La difesa: interrogatorio secretato
"I campioni del test - aveva detto in mattinata uno degli avvocati della professoressa, Mattia Alfano - sono stati eseguiti e i risultati ci saranno a ore: la verità dei fatti secondo noi prescinde da questo risultato ed è per questo che abbiamo chiesto che sia sentita subito dagli investigatori". Il legale e l'altro difensore della donna, Massimo Nistri, hanno presentato la richiesta di poter fare dichiarazioni spontanee, quindi già nel pomeriggio di lunedì la procura di Prato ha convocato la 35enne negli uffici degli inquirenti. L'insegnante è stata sentita circa due ore e mezzo e l'interrogatorio èstato secretato. "Non possiamo dire niente: l'interrogatorio è stato secretato", hanno detto uscendo gli stessi avvocati Alfano e Nistri.

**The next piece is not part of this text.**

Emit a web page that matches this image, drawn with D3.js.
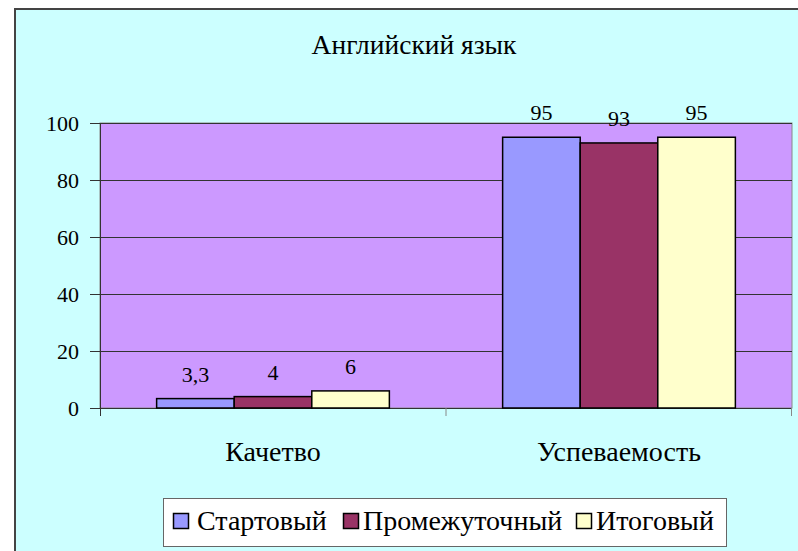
<!DOCTYPE html>
<html>
<head>
<meta charset="utf-8">
<script src="https://cdn.jsdelivr.net/npm/d3@7"></script>
<style>
  body { margin: 0; background: #fff; }
  svg text { font-family: "Times New Roman", "Liberation Serif", "DejaVu Serif", serif; fill: #000; }
</style>
</head>
<body>
<div id="chart"></div>
<script>
var categories = ["Качетво", "Успеваемость"];
var seriesNames = ["Стартовый", "Промежуточный", "Итоговый"];
var seriesColors = ["#9999FF", "#993366", "#FFFFCC"];
var startValues = [3.3, 95];
var middleValues = [4, 93];
var finalValues = [6, 95];
var yTicks = [0, 20, 40, 60, 80, 100];

var seriesValues = [startValues, middleValues, finalValues];

var margin = { left: 100, right: 6, top: 123, bottom: 143 };
var width = 798 - margin.left - margin.right,
    height = 551 - margin.top - margin.bottom;

var svg = d3.select("#chart")
    .append("svg")
        .attr("width", 798)
        .attr("height", 551);

// outer chart frame
svg.append("rect")
    .attr("x", 15)
    .attr("y", 9)
    .attr("width", 810)
    .attr("height", 560)
    .style("fill", "#CCFFFF")
    .style("stroke", "#444")
    .style("stroke-width", 2);

svg.append("text")
    .attr("x", 414)
    .attr("y", 54)
    .attr("font-size", "27.5px")
    .attr("text-anchor", "middle")
    .text("Английский язык");

var g = svg.append("g")
    .attr("transform", "translate(" + margin.left + "," + margin.top + ")");

var xScale = d3.scaleBand().domain(categories).range([0, width]);
var xInner = d3.scaleBand().domain(seriesNames)
    .range([0, xScale.bandwidth()])
    .paddingOuter(0.73);
var yScale = d3.scaleLinear().domain([0, 100]).range([height, 0]);

g.append("rect")
    .attr("width", width)
    .attr("height", height)
    .style("fill", "#CC99FF")
    .style("stroke", "#888")
    .style("stroke-width", 1);

g.selectAll(".grid")
    .data(yTicks.slice(1))
    .enter()
    .append("line")
        .attr("x1", 0)
        .attr("x2", width)
        .attr("y1", function(d) { return Math.round(yScale(d)) + 0.5; })
        .attr("y2", function(d) { return Math.round(yScale(d)) + 0.5; })
        .style("stroke", "#333")
        .style("stroke-width", 1);

var yaxis = d3.axisLeft(yScale).tickValues(yTicks).tickSize(10).tickPadding(11)
    .tickFormat(d3.format("d"));
var xaxis = d3.axisBottom(xScale).tickSize(8).tickFormat("");

var yAxisG = g.append("g").call(yaxis).attr("font-family", null);
yAxisG.select(".domain").remove();
yAxisG.selectAll(".tick line").style("stroke", "#333");
yAxisG.selectAll(".tick text")
    .attr("font-size", "22px")
    .attr("dy", "0.36em");

// left axis line runs a little below the baseline
g.append("line")
    .attr("x1", 0.5).attr("x2", 0.5)
    .attr("y1", 0).attr("y2", height + 8)
    .style("stroke", "#333");

var xAxisG = g.append("g")
    .attr("transform", "translate(0," + height + ")")
    .call(xaxis).attr("font-family", null);
xAxisG.select(".domain").attr("d", "M0,0.5H" + width).style("stroke", "#333");
// category separators instead of centered ticks
xAxisG.selectAll(".tick").remove();
xAxisG.selectAll(".sep")
    .data(categories.slice(1).concat([null]))
    .enter()
    .append("line")
        .attr("x1", function(d) { return d === null ? width - 0.5 : xScale(d); })
        .attr("x2", function(d) { return d === null ? width - 0.5 : xScale(d); })
        .attr("y1", 0)
        .attr("y2", 8)
        .style("stroke", "#888");

xAxisG.selectAll(".cat")
    .data(categories)
    .enter()
    .append("text")
        .attr("x", function(d) { return xScale(d) + xScale.bandwidth() / 2; })
        .attr("y", 53)
        .attr("font-size", "28px")
        .attr("text-anchor", "middle")
        .text(function(d) { return d; });

var bars = [];
seriesNames.forEach(function(s, i) {
    categories.forEach(function(c, j) {
        bars.push({ series: s, color: seriesColors[i], cat: c, value: seriesValues[i][j] });
    });
});

g.selectAll(".bar")
    .data(bars)
    .enter()
    .append("rect")
        .attr("x", function(d) { return xScale(d.cat) + xInner(d.series); })
        .attr("y", function(d) { return yScale(d.value); })
        .attr("width", xInner.bandwidth())
        .attr("height", function(d) { return height - yScale(d.value); })
        .style("fill", function(d) { return d.color; })
        .style("stroke", "#000")
        .style("stroke-width", 1.5);

var fmt = function(v) { return String(v).replace(".", ","); };

g.selectAll(".label")
    .data(bars)
    .enter()
    .append("text")
        .attr("x", function(d) { return xScale(d.cat) + xInner(d.series) + xInner.bandwidth() / 2; })
        .attr("y", function(d) { return yScale(d.value) - 17; })
        .attr("font-size", "22px")
        .attr("text-anchor", "middle")
        .text(function(d) { return fmt(d.value); });

// legend
var legend = svg.append("g").attr("transform", "translate(163,498)");
legend.append("rect")
    .attr("x", 0.5).attr("y", 0.5)
    .attr("width", 563).attr("height", 48)
    .style("fill", "#fff")
    .style("stroke", "#666");

var legendX = [10, 180, 413];
var items = legend.selectAll(".item")
    .data(seriesNames)
    .enter()
    .append("g")
        .attr("transform", function(d, i) { return "translate(" + legendX[i] + ",0)"; });
items.append("rect")
    .attr("x", 0.5).attr("y", 15.5)
    .attr("width", 15).attr("height", 15)
    .style("fill", function(d, i) { return seriesColors[i]; })
    .style("stroke", "#000")
    .style("stroke-width", 1.5);
items.append("text")
    .attr("x", function(d, i) { return i === 0 ? 24 : 20; })
    .attr("y", 32)
    .attr("font-size", "28px")
    .text(function(d) { return d; });
</script>
</body>
</html>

La professoressa di inglese è arrivata in procura con il marito (che peraltro ha riconosciuto il bambino come proprio), passando da un'entrata secondaria mentre i suoi avvocati hanno raggiunto gli uffici dei pm dall'ingresso principale, passando davanti a telecamere e giornalisti ma senza rilasciare dichiarazioni. All'interrogatorio, oltre ai due sostituti procuratori titolari dell'inchiesta, ha partecipato anche il capo della squadra mobile Gianluca Aurilia che guida le indagini, scaturite da una denuncia dei genitori del 15enne presentata contro la 35enne un paio di settimane fa circa. La famiglia del ragazzo si è attivata con la querela contro l'insegnante, che è una loro conoscente, anche per la nascita del bambino, circostanza che la 35enne avrebbe fatto presente al 15enne mettendolo in crisi. Anche così il ragazzo si sarebbe aperto coi genitori che hanno preso l'iniziativa di andare a riferire tutto alla polizia. Le indagini punterebbero ora a ricostruire il contenuto dei cellulari di entrambi i protagonisti.